Maybe these are worth checking out.

Beware that a lot of failures reported as FormatJson::encode($events) failed: Malformed UTF-8 characters, possibly incorrectly encoded. Aborting send. are due to T228496 and relate to sending log events through kafja (these are not MW jobs). These are all search related api requests.
Unless I'm searching incorrectly I can only find 3 instances of this particular failure in the last 7days (ORES RecentChangeSaveHookHandler failing to push due to invalid UTF-8 sequences). Search string I'm using: EventBus AND Malformed NOT "EventBusMonologHandler"
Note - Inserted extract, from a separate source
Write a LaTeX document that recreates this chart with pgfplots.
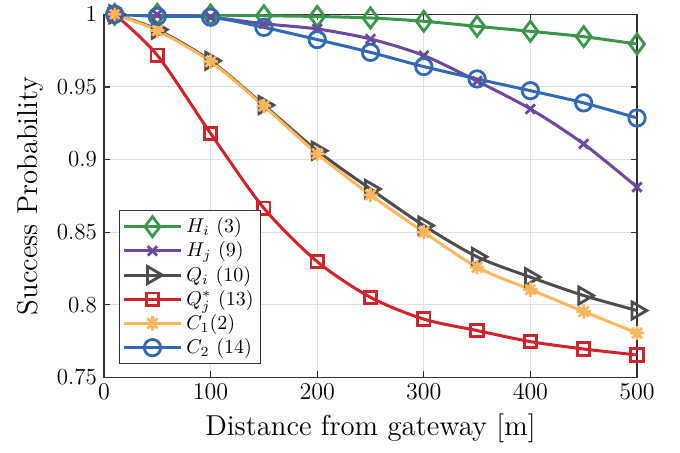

Change 524534 had a related patch set uploaded (by DCausse; owner: DCausse):
[mediawiki/extensions/ORES@master] Normalize the user agent before sending FetchScoreJob

https://gerrit.wikimedia.org/r/524534

Beware that a lot of failures reported as FormatJson::encode($events) failed: Malformed UTF-8 characters, possibly incorrectly encoded. Aborting send. are due to T228496 and relate to sending log events through kafja (these are not MW jobs). These are all search related api requests.
Unless I'm searching incorrectly I can only find 3 instances of this particular failure in the last 7days (ORES RecentChangeSaveHookHandler failing to push due to invalid UTF-8 sequences). Search string I'm using: EventBus AND Malformed NOT "EventBusMonologHandler"

Thanks, I definitely assumed both were the same. So if there are only 3 instances of this failure, we're still looking for another cause of RC insertion failure, since T228462 has 4 reported events missing plus 1 on VPT.
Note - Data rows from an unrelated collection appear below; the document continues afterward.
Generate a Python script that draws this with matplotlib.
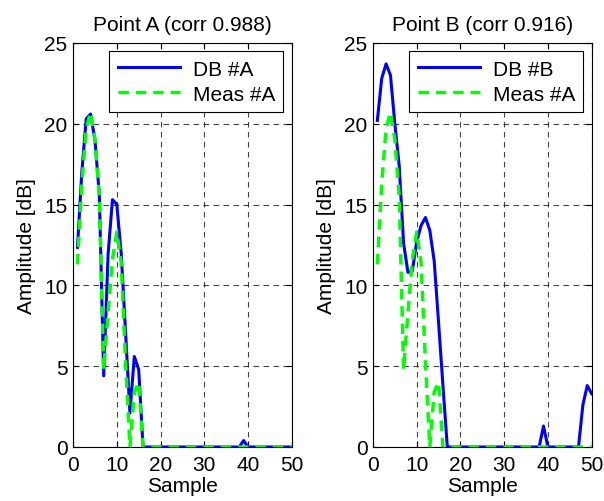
import matplotlib
matplotlib.use("Agg")
import matplotlib.pyplot as plt
import numpy as np

plt.rcParams['font.family'] = ['Liberation Sans', 'DejaVu Sans']

samples = list(range(1, 51))

meas_a = [11.3, 16.3, 19.7, 20.7, 19.0, 15.5, 4.8, 8.3, 11.6, 13.3,
          11.4, 5.2, 0.0, 3.4, 4.0, 0.0] + [0.0] * 34

db_a = [12.35, 17.0, 20.3, 20.6, 19.0, 15.6, 4.4, 11.9, 15.3, 15.0,
        12.0, 7.1, 2.1, 5.6, 4.8, 0.0] + [0.0] * 22 + [0.4] + [0.0] * 11

db_b = [20.2, 22.8, 23.7, 23.0, 20.0, 17.4, 12.6, 10.8, 10.9, 12.7,
        13.7, 14.2, 13.4, 11.5, 7.7, 3.8, 0.0] + [0.0] * 21 + [1.3] + [0.0] * 8 + [2.6, 3.8, 3.3]

titles = ["Point A (corr 0.988)", "Point B (corr 0.916)"]
db_labels = ["DB #A", "DB #B"]
meas_label = "Meas #A"
xticks = [0, 10, 20, 30, 40, 50]
yticks = [0, 5, 10, 15, 20, 25]

fig = plt.figure(figsize=(6.04, 5.02), dpi=100)
positions = [[0.121, 0.1076, 0.362, 0.805], [0.6175, 0.1076, 0.362, 0.805]]
fs = 15

for pos, db, title, dbl in zip(positions, [db_a, db_b], titles, db_labels):
    ax = fig.add_axes(pos)
    ax.plot(samples, db, color='#0000ff', lw=2.2, label=dbl, zorder=3)
    ax.plot(samples, meas_a, color='#00ff00', lw=2.5, ls=(0, (3, 2)), label=meas_label, zorder=4)
    ax.set_xlim(0, 50)
    ax.set_ylim(0, 25)
    ax.set_xticks(xticks)
    ax.set_yticks(yticks)
    ax.tick_params(direction='in', labelsize=fs, length=4, width=0.8, top=True, right=True)
    ax.tick_params(axis='x', pad=6)
    ax.tick_params(axis='y', pad=4)
    ax.grid(True, color='#222222', ls=(0, (5, 4)), lw=0.8, alpha=0.85)
    for s in ax.spines.values():
        s.set_linewidth(0.8)
    ax.set_title(title, fontsize=fs, pad=9)
    ax.set_xlabel("Sample", fontsize=fs, labelpad=1)
    ax.set_ylabel("Amplitude [dB]", fontsize=fs, labelpad=6)
    leg = ax.legend(loc='upper right', fontsize=fs, fancybox=False, framealpha=1,
                    edgecolor='black', handlelength=3.0, borderaxespad=0.4,
                    labelspacing=0.3, borderpad=0.4, handletextpad=0.6)
    leg.get_frame().set_linewidth(0.8)

fig.savefig("out.png", dpi=100)
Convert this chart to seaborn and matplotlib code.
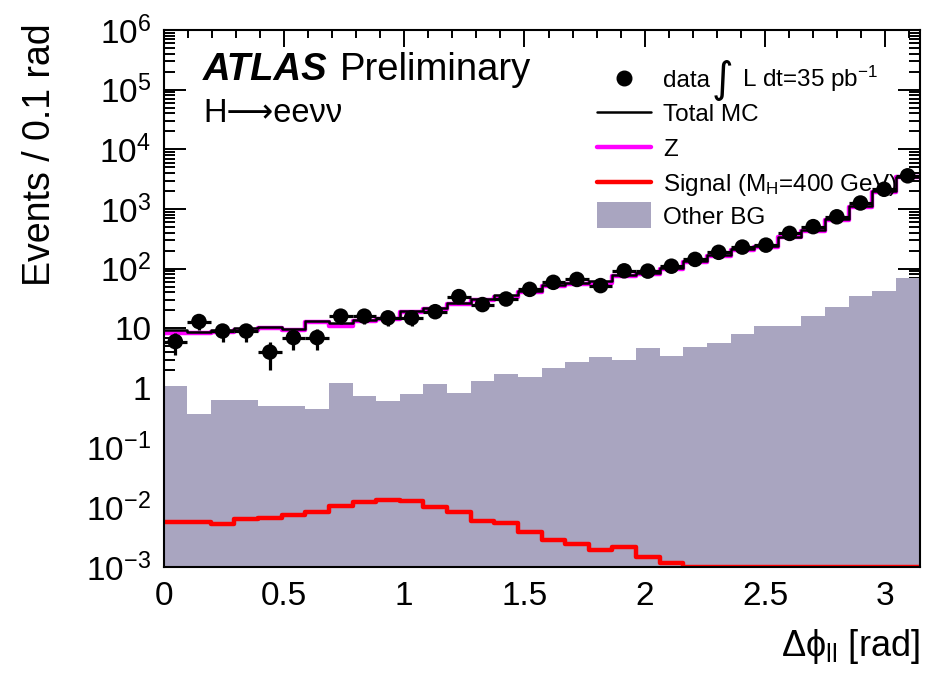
import numpy as np
import pandas as pd
import matplotlib
matplotlib.use("Agg")
import matplotlib.pyplot as plt
import seaborn as sns
from matplotlib.ticker import LogLocator, MultipleLocator, FuncFormatter, NullFormatter
from matplotlib.lines import Line2D
from matplotlib.patches import Rectangle

# ---------------- data ----------------
n_bins = 32
x_min, x_max = 0.0, np.pi

data_counts = [6, 13, 9, 9, 4, 7, 7, 16, 16, 15, 15, 19, 34, 25, 31, 45,
               59, 66, 52, 92, 91, 110, 143, 188, 230, 248, 390, 506, 740, 1260, 2140, 3600]
z_bkg = [8.4, 8.4, 8.8, 9.35, 10.2, 9.35, 12.6, 11.0, 13.2, 14.2, 18.6, 20.8, 25.5, 29.8, 33.8, 41,
         52, 55, 58, 75, 81, 98, 127, 162, 205, 228, 334, 432, 650, 1090, 1950, 3380]
other_bg = [1.09, 0.37, 0.62, 0.62, 0.49, 0.50, 0.44, 1.2, 0.73, 0.61, 0.80, 1.15, 0.83, 1.29, 1.72, 1.52,
            2.14, 2.7, 3.3, 2.9, 4.7, 3.4, 4.9, 5.7, 8.0, 10.8, 10.8, 16.3, 23, 35, 42.6, 69]
signal = [0.0056, 0.0056, 0.0053, 0.0063, 0.0066, 0.0075, 0.0085, 0.0107, 0.0122, 0.0131, 0.0126,
          0.0103, 0.0084, 0.0058, 0.0055, 0.0039, 0.0028, 0.0024, 0.0019, 0.0022, 0.00146, 0.00116,
          0, 0, 0, 0, 0, 0, 0, 0, 0, 0]

x_ticks = [0, 0.5, 1, 1.5, 2, 2.5, 3]
x_tick_labels = ["0", "0.5", "1", "1.5", "2", "2.5", "3"]
y_min, y_max = 1e-3, 1e6

legend_labels = ["data", "Total MC", "Z", r"Signal (M$_{\mathrm{H}}$=400 GeV)", "Other BG"]
lumi_label = "L dt=35 pb$^{-1}$"

# ---------------- style ----------------
sns.set_theme(style="ticks")
plt.rcParams["font.family"] = ["Liberation Sans", "DejaVu Sans"]
plt.rcParams["mathtext.fontset"] = "custom"
plt.rcParams["mathtext.rm"] = "Liberation Sans"
plt.rcParams["mathtext.it"] = "Liberation Sans:italic"
plt.rcParams["mathtext.bf"] = "Liberation Sans:bold"
for k in ["text.color", "axes.labelcolor", "xtick.color", "ytick.color", "axes.edgecolor"]:
    plt.rcParams[k] = "black"

gray = "#a9a5c0"
magenta = "#ff00ff"
red = "#ff0000"

edges = np.linspace(x_min, x_max, n_bins + 1)
bin_edges = [float(e) for e in edges]
centers = 0.5 * (edges[:-1] + edges[1:])
half_w = 0.5 * (edges[1:] - edges[:-1])

df = pd.DataFrame({
    "x": centers,
    "data": np.array(data_counts, float),
    "z": np.array(z_bkg, float),
    "other": np.array(other_bg, float),
    "signal": np.array(signal, float),
})
df["total"] = df["z"] + df["other"]
df["signal_draw"] = df["signal"].clip(lower=y_min)

W, H = 930, 676
fig = plt.figure(figsize=(W / 100, H / 100), dpi=100)
ax = fig.add_axes([163.5 / W, 1 - 567 / H, (919.5 - 163.5) / W, (567 - 30) / H])

sns.histplot(data=df, x="x", weights="other", bins=bin_edges, element="step", fill=True,
             color=gray, alpha=1, linewidth=0, ax=ax)
sns.histplot(data=df, x="x", weights="signal_draw", bins=bin_edges, element="step", fill=False,
             color=red, linewidth=3.2, ax=ax)
sns.histplot(data=df, x="x", weights="z", bins=bin_edges, element="step", fill=False,
             color=magenta, linewidth=3.2, ax=ax)
sns.histplot(data=df, x="x", weights="total", bins=bin_edges, element="step", fill=False,
             color="black", linewidth=1.8, ax=ax)

ax.errorbar(df["x"], df["data"], xerr=half_w, yerr=np.sqrt(df["data"]), fmt="none",
            ecolor="black", elinewidth=2.3, capsize=0, zorder=5)
sns.scatterplot(data=df, x="x", y="data", color="black", s=125, edgecolor="none", zorder=6, ax=ax)

ax.set_yscale("log")
ax.set_xlim(x_min, x_max)
ax.set_ylim(y_min, y_max)

# ticks
ax.set_xticks(x_ticks)
ax.set_xticklabels(x_tick_labels)
ax.xaxis.set_minor_locator(MultipleLocator(0.1))
ax.yaxis.set_major_locator(LogLocator(base=10, numticks=20))
ax.yaxis.set_minor_locator(LogLocator(base=10, subs=np.arange(2, 10), numticks=20))
ax.yaxis.set_minor_formatter(NullFormatter())


def yfmt(v, pos):
    e = int(round(np.log10(v)))
    if e == 0:
        return "1"
    if e == 1:
        return "10"
    return r"$10^{%d}$" % e


ax.yaxis.set_major_formatter(FuncFormatter(yfmt))
ax.tick_params(axis="both", which="both", direction="in", top=True, right=True, width=1.4, colors="black")
ax.tick_params(axis="x", which="major", length=12, pad=10, labelsize=24)
ax.tick_params(axis="x", which="minor", length=6)
ax.tick_params(axis="y", which="major", length=16, pad=9, labelsize=24)
ax.tick_params(axis="y", which="minor", length=8)
for s in ax.spines.values():
    s.set_linewidth(1.5)
    s.set_color("black")

ax.set_xlabel("\u0394\u03d5$_{\\mathrm{ll}}$ [rad]", fontsize=26, loc="right")
ax.xaxis.set_label_coords(1.0, -0.112)
ax.set_ylabel("Events / 0.1 rad", fontsize=27, loc="top")
ax.yaxis.set_label_coords(-0.14, 1.012)


def fy(py):
    return 1 - py / H


# titles
fig.text(203 / W, fy(80), "ATLAS", fontsize=27.5, fontweight="bold", fontstyle="italic",
         va="baseline", ha="left")
fig.text(340 / W, fy(80), "Preliminary", fontsize=27.5, va="baseline", ha="left")
fig.text(203 / W, fy(122), "H\u27f6ee\u03bd\u03bd", fontsize=23.5, va="baseline", ha="left",
         family=["Liberation Sans", "DejaVu Sans"])

# legend (ROOT-style, laid out row by row)
row_y = [78, 112, 147, 182, 215]
h_x0, h_x1, txt_x = 597, 651, 663
leg_fs = 17.5
base_off = 0.716 * leg_fs * 100 / 72 / 2

fig.add_artist(Line2D([(h_x0 + h_x1) / 2 / W], [fy(row_y[0])], marker="o", markersize=10.5,
                      color="black", linestyle="none", transform=fig.transFigure))
for yy, col, lw in [(row_y[1], "black", 1.8), (row_y[2], magenta, 3.2), (row_y[3], red, 3.2)]:
    fig.add_artist(Line2D([h_x0 / W, h_x1 / W], [fy(yy), fy(yy)], color=col, linewidth=lw,
                          transform=fig.transFigure))
fig.add_artist(Rectangle((h_x0 / W, fy(row_y[4] + 13)), (h_x1 - h_x0) / W, 26 / H,
                         facecolor=gray, edgecolor="none", transform=fig.transFigure))

for yy, lab in zip(row_y, legend_labels):
    fig.text(txt_x / W, fy(yy + base_off), lab, fontsize=leg_fs, va="baseline", ha="left")

fig.text(722 / W, fy(80), "\u222b", fontsize=30, ha="center", va="center", family=["DejaVu Sans"])
fig.text(742 / W, fy(row_y[0] + base_off), lumi_label, fontsize=leg_fs, va="baseline", ha="left")

fig.savefig("out.png", dpi=100)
All entries in the EventBus log for today, up until now, are cirrussearch-related. Still waiting for something else to show up.

Change 524534 merged by jenkins-bot:
[mediawiki/extensions/ORES@master] Normalize the user agent before sending FetchScoreJob

https://gerrit.wikimedia.org/r/524534

Change 524534 merged by jenkins-bot:
[mediawiki/extensions/ORES@master] Normalize the user agent before sending FetchScoreJob
https://gerrit.wikimedia.org/r/524534

Should this be backported, or its waiting on some analytics of the logs?

Change 524604 had a related patch set uploaded (by Accraze; owner: Accraze):
[mediawiki/extensions/ORES@master] Handle JobQueueError exception

https://gerrit.wikimedia.org/r/524604

Change 524604 merged by jenkins-bot:
[mediawiki/extensions/ORES@master] Handle JobQueueError exception

https://gerrit.wikimedia.org/r/524604

akosiaris lowered the priority of this task from Unbreak Now! to High.Tue, Jul 23, 12:41 PM
akosiaris added a subscriber: akosiaris.

Lowering priority from UBN, since that was on Jun 19th and it's been 4 days already.

JTannerWMF added a subscriber: Etonkovidova.

Hey @Etonkovidova can you check to see if this is still happening

We should check if this still happens in production. The latest patch would have changed how the error is reported in Logstash, we should now search for "Job push failed".

Etonkovidova closed this task as Resolved.Wed, Aug 7, 12:29 AM
Etonkovidova claimed this task.

Since the patch was deployed to wmf.14, wmf.15, wmf.16 and no errors were reported, and, also, logstash for testwiki (wmf.17) doesn't display such errors - I'm closing the task as Resolved.